The ThingThe Thing, a remake of a remake of a solid sci-fi/horror film directed by, despite what the credits may tell you, Howard Hawks, is being projected onto silver screens in dollar theaters across the country right now. While a viewing of the movie does not immediately make clear why theater space would be made available for such a project, I strongly suspect that in the current climate of more-CGI-less-story-less-character, none of the other reels delivered to theaters contained anything more promising. In other words, for about the same reason I occasionally find myself eating broccoli. The best thing I can say for it is that there were a handful of stretches, some of them two or three minutes in duration, in which I forgot how forgettable the movie was.

In this third generation version, a young, good-looking scientist is asked to come to Antarctica and given no clear reason why. She is only told that it is important. When she arrives, she discovers the scientists stationed there are excavating an alien spacecraft buried in the ice a hundred thousand years ago. They have found a creature, also buried in the ice, that they believe came along with the ship. It is nothing more than a blurry form under the translucent surface, and next to nothing about it has been discovered.

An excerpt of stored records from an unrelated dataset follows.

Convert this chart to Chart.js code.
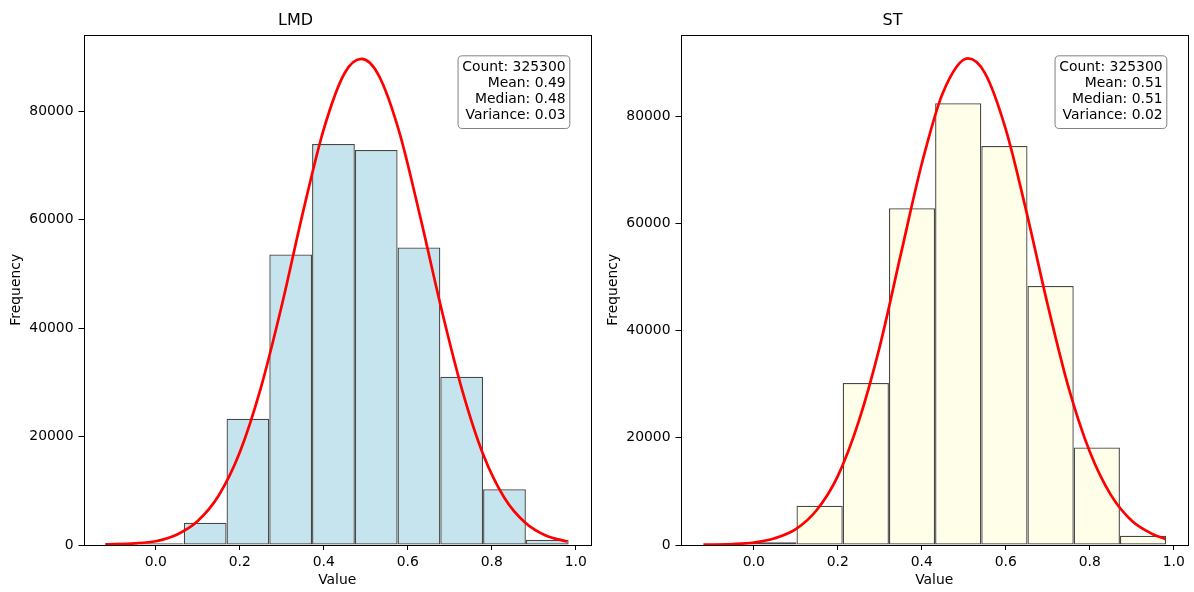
<!DOCTYPE html>
<html>
<head>
<meta charset="utf-8">
<script src="https://cdn.jsdelivr.net/npm/chart.js@4.4.0/dist/chart.umd.min.js"></script>
<style>
  html, body { margin: 0; padding: 0; background: #fff; }
  #wrap { position: relative; width: 1194px; height: 592px; overflow: hidden; }
  canvas { position: absolute; top: 0; }
</style>
</head>
<body>
<div id="wrap">
  <canvas id="c1" width="597" height="592" style="left:0px"></canvas>
  <canvas id="c2" width="597" height="592" style="left:597px"></canvas>
</div>
<script>
// ---------- data ----------
const xTicks = [0.0, 0.2, 0.4, 0.6, 0.8, 1.0];
const yTicks = [0, 20000, 40000, 60000, 80000];

const lmdTitle = 'LMD';
const lmdBinCenters = [0.0160, 0.1178, 0.2196, 0.3214, 0.4232, 0.5250, 0.6268, 0.7286, 0.8304, 0.9322];
const lmdCounts = [300, 4120, 23300, 53600, 74000, 72900, 54900, 31050, 10300, 990];
const lmdCurveX = [-0.12, -0.05, 0, 0.05, 0.10, 0.15, 0.20, 0.25, 0.30, 0.35, 0.40, 0.45, 0.49, 0.53, 0.58, 0.63, 0.68, 0.73, 0.78, 0.83, 0.88, 0.93, 0.98];
const lmdCurveY = [100, 300, 700, 1900, 4420, 9130, 17060, 28900, 44150, 61200, 76700, 87100, 89700, 86800, 76200, 60500, 43650, 28500, 16650, 8730, 4110, 1710, 650];
const lmdStats = ['Count: 325300', 'Mean: 0.49', 'Median: 0.48', 'Variance: 0.03'];
const lmdXRange = [-0.1719, 1.0364];
const lmdYMax = 94200;

const stTitle = 'ST';
const stBinCenters = [0.0467, 0.1567, 0.2667, 0.3767, 0.4867, 0.5967, 0.7067, 0.8167, 0.9267];
const stCounts = [520, 7330, 30200, 62800, 82400, 74400, 48300, 18170, 1740];
const stCurveX = [-0.12, -0.05, 0, 0.05, 0.10, 0.15, 0.20, 0.25, 0.30, 0.35, 0.40, 0.45, 0.51, 0.55, 0.60, 0.65, 0.70, 0.75, 0.80, 0.85, 0.90, 0.95, 0.98];
const stCurveY = [60, 170, 450, 1255, 2960, 6530, 12850, 23090, 37050, 54200, 71100, 84300, 90750, 88050, 77500, 61850, 44700, 29200, 17370, 9340, 4520, 2010, 1100];
const stStats = ['Count: 325300', 'Mean: 0.51', 'Median: 0.51', 'Variance: 0.02'];
const stXRange = [-0.1745, 1.0338];
const stYMax = 95200;

// ---------- styling ----------
Chart.defaults.font.family = '"DejaVu Sans", sans-serif';
Chart.defaults.color = '#000';

const framePlugin = {
  id: 'frame',
  afterDraw(chart, args, opts) {
    const {ctx, chartArea: a} = chart;
    ctx.save();
    ctx.strokeStyle = '#000';
    ctx.lineWidth = 1;
    ctx.strokeRect(Math.round(a.left) + 0.5, Math.round(a.top) + 0.5,
                   Math.round(a.right) - Math.round(a.left), Math.round(a.bottom) - Math.round(a.top));
    // stats box
    const lines = opts.lines || [];
    const fs = 13.9;
    ctx.font = fs + 'px "DejaVu Sans", sans-serif';
    const xr = a.left + 0.95 * (a.right - a.left);
    const yt = a.top + 0.05 * (a.bottom - a.top);
    const lh = 16;
    let w = 0;
    lines.forEach(l => { w = Math.max(w, ctx.measureText(l).width); });
    const pad = 4.2;
    const bx = xr - w - pad, by = yt - pad;
    const bw = w + 2 * pad, bh = (lines.length - 1) * lh + fs * 1.17 + 2 * pad;
    const r = 4.2;
    ctx.beginPath();
    ctx.moveTo(bx + r, by);
    ctx.lineTo(bx + bw - r, by);
    ctx.quadraticCurveTo(bx + bw, by, bx + bw, by + r);
    ctx.lineTo(bx + bw, by + bh - r);
    ctx.quadraticCurveTo(bx + bw, by + bh, bx + bw - r, by + bh);
    ctx.lineTo(bx + r, by + bh);
    ctx.quadraticCurveTo(bx, by + bh, bx, by + bh - r);
    ctx.lineTo(bx, by + r);
    ctx.quadraticCurveTo(bx, by, bx + r, by);
    ctx.closePath();
    ctx.fillStyle = 'rgba(255,255,255,0.8)';
    ctx.fill();
    ctx.strokeStyle = '#808080';
    ctx.lineWidth = 1;
    ctx.stroke();
    ctx.fillStyle = '#000';
    ctx.textAlign = 'right';
    ctx.textBaseline = 'alphabetic';
    lines.forEach((l, i) => {
      ctx.fillText(l, xr, yt + 11 + i * lh);
    });
    ctx.restore();
  }
};

function makeChart(id, title, centers, counts, curveX, curveY, stats, xRange, yMax, fill) {
  const bars = centers.map((c, i) => ({x: c, y: counts[i]}));
  const curve = curveX.map((x, i) => ({x: x, y: curveY[i]}));
  return new Chart(document.getElementById(id), {
    type: 'bar',
    data: {
      datasets: [
        {
          type: 'line',
          data: curve,
          borderColor: '#ff0000',
          borderWidth: 2.7,
          pointRadius: 0,
          cubicInterpolationMode: 'monotone',
          fill: false,
          order: 0
        },
        {
          type: 'bar',
          data: bars,
          backgroundColor: fill,
          borderColor: 'rgba(0,0,0,0.72)',
          borderWidth: 1.3,
          borderSkipped: false,
          inflateAmount: 0,
          barPercentage: 1,
          categoryPercentage: 1,
          grouped: false,
          order: 1
        }
      ]
    },
    options: {
      responsive: false,
      animation: false,
      events: [],
      layout: { padding: { left: 0, right: 6, top: 0, bottom: 0 } },
      plugins: {
        legend: { display: false },
        tooltip: { enabled: false },
        title: {
          display: true,
          text: title,
          font: { size: 16, weight: 'normal' },
          color: '#000',
          padding: { top: 11, bottom: 4.3 }
        },
        frame: { lines: stats }
      },
      scales: {
        x: {
          type: 'linear',
          min: xRange[0],
          max: xRange[1],
          offset: false,
          afterBuildTicks(s) { s.ticks = xTicks.map(v => ({value: v})); },
          afterFit(s) { s.height = 47; },
          ticks: {
            font: { size: 13.9 },
            color: '#000',
            padding: 4,
            maxRotation: 0,
            autoSkip: false,
            callback: v => Number(v).toFixed(1)
          },
          grid: { offset: false, drawOnChartArea: false, drawTicks: true, tickLength: 5, color: '#000', lineWidth: 1 },
          border: { display: false },
          title: { display: true, text: 'Value', font: { size: 13.9 }, color: '#000', padding: { top: 0, bottom: 3.5 } }
        },
        y: {
          type: 'linear',
          min: 0,
          max: yMax,
          afterBuildTicks(s) { s.ticks = yTicks.map(v => ({value: v})); },
          afterFit(s) { s.width = 83.5; },
          ticks: {
            font: { size: 13.9 },
            color: '#000',
            padding: 5,
            autoSkip: false,
            callback: v => String(v)
          },
          grid: { drawOnChartArea: false, drawTicks: true, tickLength: 5, color: '#000', lineWidth: 1 },
          border: { display: false },
          title: { display: true, text: 'Frequency', font: { size: 13.9 }, color: '#000', padding: { top: 8, bottom: 0 } }
        }
      }
    },
    plugins: [framePlugin]
  });
}

makeChart('c1', lmdTitle, lmdBinCenters, lmdCounts, lmdCurveX, lmdCurveY, lmdStats, lmdXRange, lmdYMax, 'rgba(173,216,230,0.7)');
makeChart('c2', stTitle, stBinCenters, stCounts, stCurveX, stCurveY, stStats, stXRange, stYMax, 'rgba(255,255,224,0.7)');
</script>
</body>
</html>
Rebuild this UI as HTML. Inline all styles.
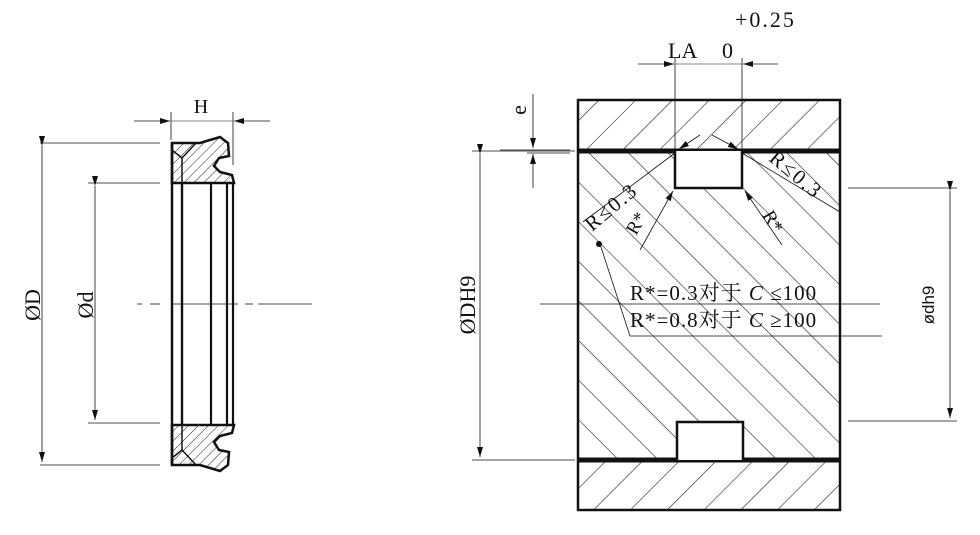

They dig out a block of ice containing the extraterrestrial but, because this is sci-fi/horror, it escapes and is so unfriendly that people start dying. The rest of the movie is a desperate fight to survive in the most inhospitable environment offered on this planet that still has breathable air. For those keeping track, yes, there is a black man in this movie. No, he doesn’t make it. And that’s not a spoiler, either. As soon as I reported the monster’s escape from its prison you knew no black man was going to live long enough to read the credits.